Do you have a website I could check out (forgive me if you've already mentioned this elsewhere).
Mr D - is there some discreet way you can be contacted? I imagine there would be a lot of people keen to recommend their books to you, and realise that this is not the place for that!
Stay tuned. I will get you some means of contact. As you said, please don't give me a list of authors anyone. This isn't the place. Was simply looking for a contact for Adele, since I have been impressed by her blogging, reasoning and passion on these here pages.
In the meantime. Thanks for the website link Adele. I will discuss it with collegues and hopefully some orders will be in the pipeline (even if it's only for myself).
My contact details are on the website so do email me.
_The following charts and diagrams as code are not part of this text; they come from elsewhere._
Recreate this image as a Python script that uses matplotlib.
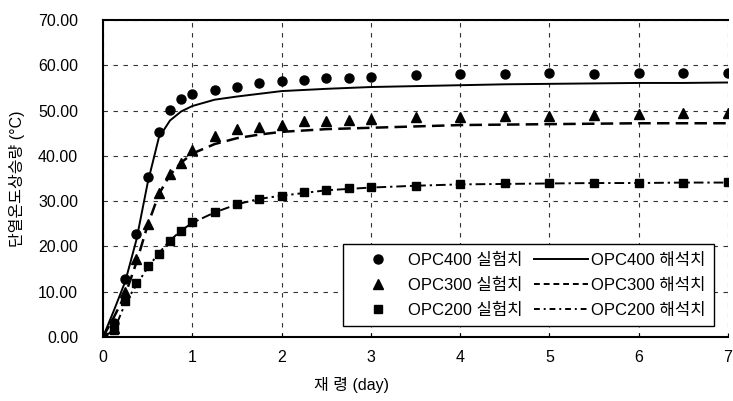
import matplotlib
matplotlib.use('Agg')
import matplotlib.pyplot as plt
from matplotlib.lines import Line2D

kfont = ['Liberation Sans', 'Noto Sans CJK KR']
plt.rcParams['font.family'] = kfont

# 재령 (day)
x_exp = [0, 0.125, 0.25, 0.375, 0.5, 0.625, 0.75, 0.875, 1, 1.25, 1.5, 1.75, 2,
         2.25, 2.5, 2.75, 3, 3.5, 4, 4.5, 5, 5.5, 6, 6.5, 7]
opc400_exp = [0, 3.0, 12.7, 22.7, 35.4, 45.2, 50.2, 52.5, 53.7, 54.6, 55.3, 56.0, 56.5,
              56.8, 57.1, 57.3, 57.4, 57.9, 58.0, 58.1, 58.2, 58.1, 58.3, 58.3, 58.4]
opc300_exp = [0, 2.0, 10.0, 17.2, 25.0, 31.8, 36.0, 38.5, 41.2, 44.3, 46.0, 46.3, 46.8,
              47.6, 47.7, 48.0, 48.1, 48.5, 48.5, 48.7, 48.8, 49.1, 49.2, 49.4, 49.4]
opc200_exp = [0, 1.5, 8.0, 12.0, 15.6, 18.3, 21.2, 23.4, 25.3, 27.6, 29.3, 30.4, 31.2,
              32.0, 32.5, 32.9, 33.1, 33.4, 33.8, 33.9, 34.0, 34.0, 34.1, 34.1, 34.2]

x_ana = [0, 0.125, 0.25, 0.375, 0.5, 0.625, 0.75, 0.875, 1, 1.25, 1.5, 1.75, 2,
         2.5, 3, 3.5, 4, 4.5, 5, 5.5, 6, 6.5, 7]
opc400_ana = [0, 6.0, 12.3, 21.5, 34.0, 44.0, 47.8, 49.8, 51.0, 52.4, 53.1, 53.7, 54.3,
              54.8, 55.2, 55.4, 55.6, 55.8, 55.9, 56.0, 56.1, 56.1, 56.2]
opc300_ana = [0, 4.5, 9.4, 16.5, 24.7, 31.5, 35.8, 38.5, 40.5, 42.6, 43.9, 44.7, 45.3,
              45.9, 46.2, 46.5, 46.8, 46.9, 47.0, 47.1, 47.2, 47.2, 47.2]
opc200_ana = [0, 1.5, 7.5, 11.5, 15.3, 18.5, 21.3, 23.5, 25.2, 27.5, 29.3, 30.5, 31.2,
              32.4, 33.0, 33.4, 33.7, 33.8, 33.9, 34.0, 34.0, 34.1, 34.1]

fig = plt.figure(figsize=(7.33, 4.01), dpi=100)
ax = fig.add_axes([103/733, 64/401, 625/733, 317/401])

ax.plot(x_ana, opc400_ana, color='k', lw=1.4, ls='-')
ax.plot(x_ana, opc300_ana, color='k', lw=1.8, ls=(0, (5, 2.5)))
ax.plot(x_ana, opc200_ana, color='k', lw=1.4, ls=(0, (5, 2, 1.2, 2)))

ax.plot(x_exp, opc400_exp, 'o', color='k', ms=6.5, ls='none')
ax.plot(x_exp, opc300_exp, '^', color='k', ms=7, ls='none')
ax.plot(x_exp, opc200_exp, 's', color='k', ms=6, ls='none')

ax.set_xlim(0, 7)
ax.set_ylim(0, 70)
ax.set_xticks(range(0, 8))
ax.set_yticks(range(0, 71, 10))
ax.set_yticklabels(['%.2f' % v for v in range(0, 71, 10)])
ax.grid(True, color='#333333', lw=0.8, ls=(0, (4, 5)))
ax.tick_params(axis='y', length=0, pad=18, labelsize=11.5)
ax.tick_params(axis='x', length=3, direction='in', pad=9, labelsize=11.5)

for s in ['left', 'top', 'bottom']:
    ax.spines[s].set_linewidth(1.5)
ax.spines['right'].set_visible(False)

ax.set_xlabel('재 령 (day)', fontsize=11.5)
ax.xaxis.set_label_coords((352 - 103) / 625, -0.125)
ax.set_ylabel('단열온도상승량 (°C)', fontsize=11.5)
ax.yaxis.set_label_coords(-0.125, 0.5)

handles = [
    Line2D([], [], marker='o', color='k', ls='none', ms=6.5),
    Line2D([], [], marker='^', color='k', ls='none', ms=7),
    Line2D([], [], marker='s', color='k', ls='none', ms=6),
    Line2D([], [], color='k', lw=1.4, ls='-'),
    Line2D([], [], color='k', lw=1.4, ls=(0, (3, 2))),
    Line2D([], [], color='k', lw=1.4, ls=(0, (3, 2, 1, 2))),
]
labels = ['OPC400 실험치', 'OPC300 실험치', 'OPC200 실험치',
          'OPC400 해석치', 'OPC300 해석치', 'OPC200 해석치']
leg = ax.legend(handles, labels, ncol=2, loc='upper left',
                bbox_to_anchor=(240 / 625, 0.293), borderaxespad=0,
                fontsize=12, handlelength=3.2, handletextpad=0.2,
                columnspacing=0.7, labelspacing=0.6, borderpad=0.5,
                fancybox=False, framealpha=1, edgecolor='k')
leg.get_frame().set_linewidth(1.0)

fig.savefig('out.png', dpi=100)
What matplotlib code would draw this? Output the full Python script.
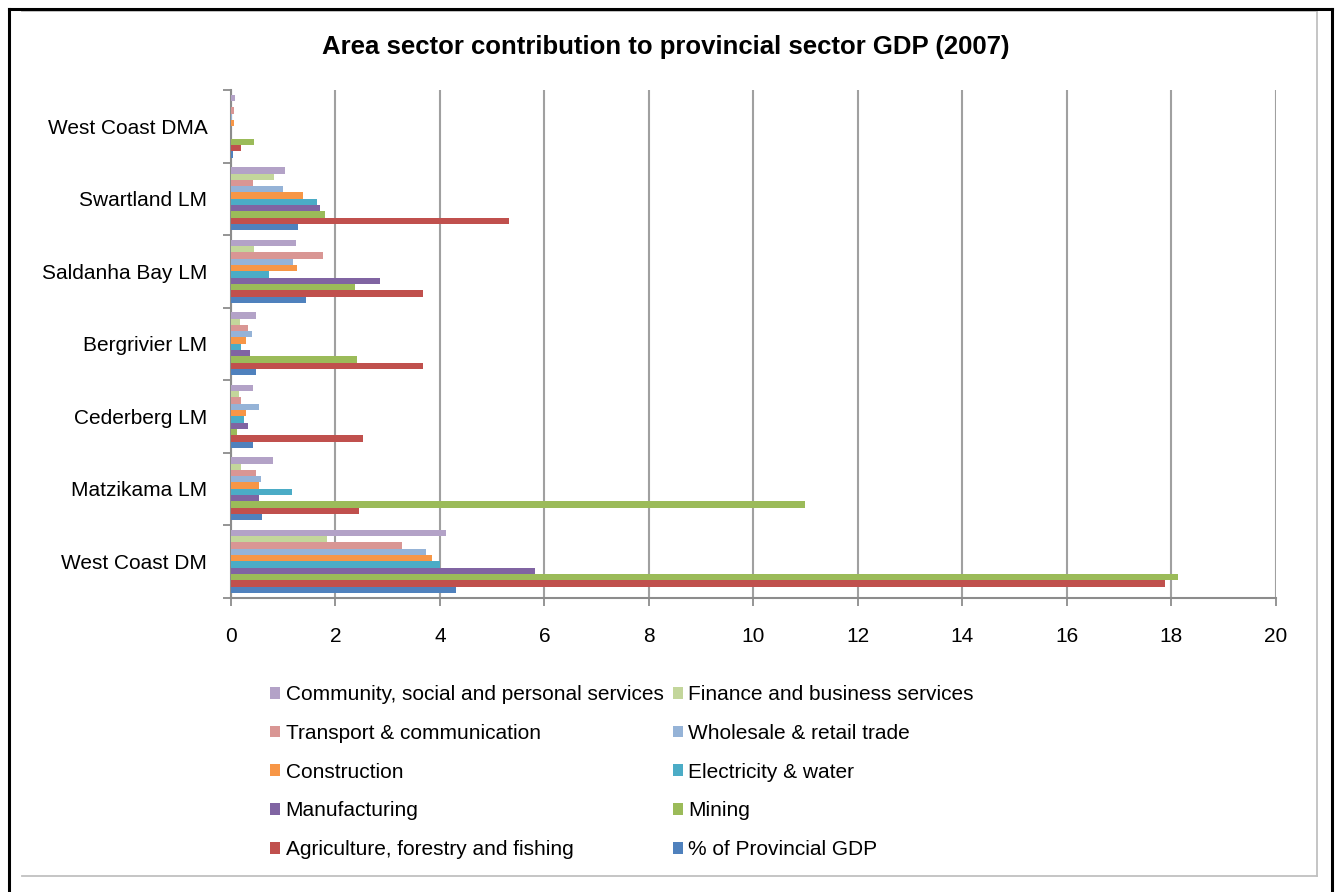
import numpy as np
import matplotlib
matplotlib.use("Agg")
import matplotlib.pyplot as plt
from matplotlib.lines import Line2D
from matplotlib.patches import Patch

plt.rcParams['font.family'] = ['Liberation Sans', 'DejaVu Sans']

# Areas, bottom to top
categories = ["West Coast DM", "Matzikama LM", "Cederberg LM", "Bergrivier LM",
              "Saldanha Bay LM", "Swartland LM", "West Coast DMA"]

# Sector contribution (%) per area, same order as categories
gdp_share     = [4.30, 0.60, 0.42, 0.48, 1.44, 1.28, 0.04]
agriculture   = [17.88, 2.45, 2.53, 3.67, 3.67, 5.33, 0.20]
mining        = [18.13, 10.98, 0.11, 2.41, 2.37, 1.80, 0.45]
manufacturing = [5.82, 0.54, 0.33, 0.36, 2.85, 1.70, 0.00]
electricity   = [4.01, 1.17, 0.25, 0.19, 0.73, 1.64, 0.00]
construction  = [3.85, 0.54, 0.29, 0.29, 1.26, 1.38, 0.06]
wholesale     = [3.74, 0.57, 0.54, 0.40, 1.19, 1.00, 0.02]
transport     = [3.27, 0.47, 0.20, 0.32, 1.76, 0.42, 0.06]
finance       = [1.83, 0.20, 0.15, 0.17, 0.45, 0.82, 0.00]
community     = [4.11, 0.81, 0.42, 0.48, 1.25, 1.04, 0.08]

series_names = ["% of Provincial GDP", "Agriculture, forestry and fishing", "Mining",
                "Manufacturing", "Electricity & water", "Construction",
                "Wholesale & retail trade", "Transport & communication",
                "Finance and business services", "Community, social and personal services"]
series_values = [gdp_share, agriculture, mining, manufacturing, electricity,
                 construction, wholesale, transport, finance, community]
colors = ["#4F81BD", "#C0504D", "#9BBB59", "#8064A2", "#4BACC6",
          "#F79646", "#95B3D7", "#D99694", "#C3D69B", "#B3A2C7"]

fig = plt.figure(figsize=(13.35, 8.92), dpi=100)
ax = fig.add_axes([0.1730, 0.3301, 0.7828, 0.5690])

y = np.arange(len(categories))
h = 0.087
handles = {}
for k, (name, vals, c) in enumerate(zip(series_names, series_values, colors)):
    ax.barh(y + (k - 4.5) * h, vals, height=h, color=c, zorder=3)
    handles[name] = Patch(facecolor=c)

ax.set_xlim(0, 20)
ax.set_ylim(-0.5, len(categories) - 0.5)
ax.set_xticks(np.arange(0, 21, 2))
ax.set_yticks(y)
ax.set_yticklabels(categories, fontsize=15)
ax.set_yticks(np.arange(-0.5, len(categories)), minor=True)
ax.tick_params(axis='y', which='major', length=0, pad=17)
ax.tick_params(axis='y', which='minor', length=6, width=1.3, color='#8c8c8c', direction='out')
ax.tick_params(axis='x', length=6, width=1.3, color='#8c8c8c', labelsize=15, pad=15)
ax.xaxis.grid(True, color='#a0a0a0', linewidth=1.5, zorder=0)
for side in ['top', 'right']:
    ax.spines[side].set_visible(False)
for side in ['left', 'bottom']:
    ax.spines[side].set_color('#8c8c8c')
    ax.spines[side].set_linewidth(1.5)

fig.text(0.4989, 0.9470, "Area sector contribution to provincial sector GDP (2007)",
         ha='center', va='center', fontsize=18.5, fontweight='bold')

# legend reads row by row, two columns
order = ["Community, social and personal services", "Transport & communication",
         "Construction", "Manufacturing", "Agriculture, forestry and fishing",
         "Finance and business services", "Wholesale & retail trade",
         "Electricity & water", "Mining", "% of Provincial GDP"]
fig.legend([handles[n] for n in order], order, ncol=2, loc='upper left',
           bbox_to_anchor=(0.2022, 0.232), frameon=False, fontsize=15,
           handlelength=0.5, handleheight=0.5, handletextpad=0.25,
           columnspacing=0.45, labelspacing=0.95, borderpad=0, borderaxespad=0)

# chart frame and outer border
W, H = 1335, 892
def px(x0, y0, x1, y1, **kw):
    fig.add_artist(Line2D([x0 / W, x1 / W], [1 - y0 / H, 1 - y1 / H],
                          transform=fig.transFigure, **kw))
px(22, 10.5, 1317, 10.5, color='#c0c0c0', linewidth=1.3)
px(1317, 10.5, 1317, 876, color='#c0c0c0', linewidth=1.3)
px(22, 876, 1317, 876, color='#c0c0c0', linewidth=1.3)
px(8.5, 9, 8.5, 892, color='black', linewidth=2.2)
px(8.5, 9, 1331.5, 9, color='black', linewidth=2.2)
px(1331.5, 9, 1331.5, 892, color='black', linewidth=2.2)

fig.savefig("out.png", dpi=100)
Thank you for the support and encouragement. The Andrew Motion/Jo Shapcott anthology is probably worth a shot for most bookshops. I am a bit passionate about books!
Mr D - I co-own Ward Wood Publishing and won't promote our authors here but if you look on the wardwoodpublishing.co.uk website you will see they are award winning. They are also very aware of the need to promote their books and are very active. If you're in London I would also help in other ways, and I would like to take up the challenge thrown down for publishers and booksellers to help each other rather than bickering by saying I do promote any bookshops who stock our books and would like to put a page on our website for that. Thank you for asking!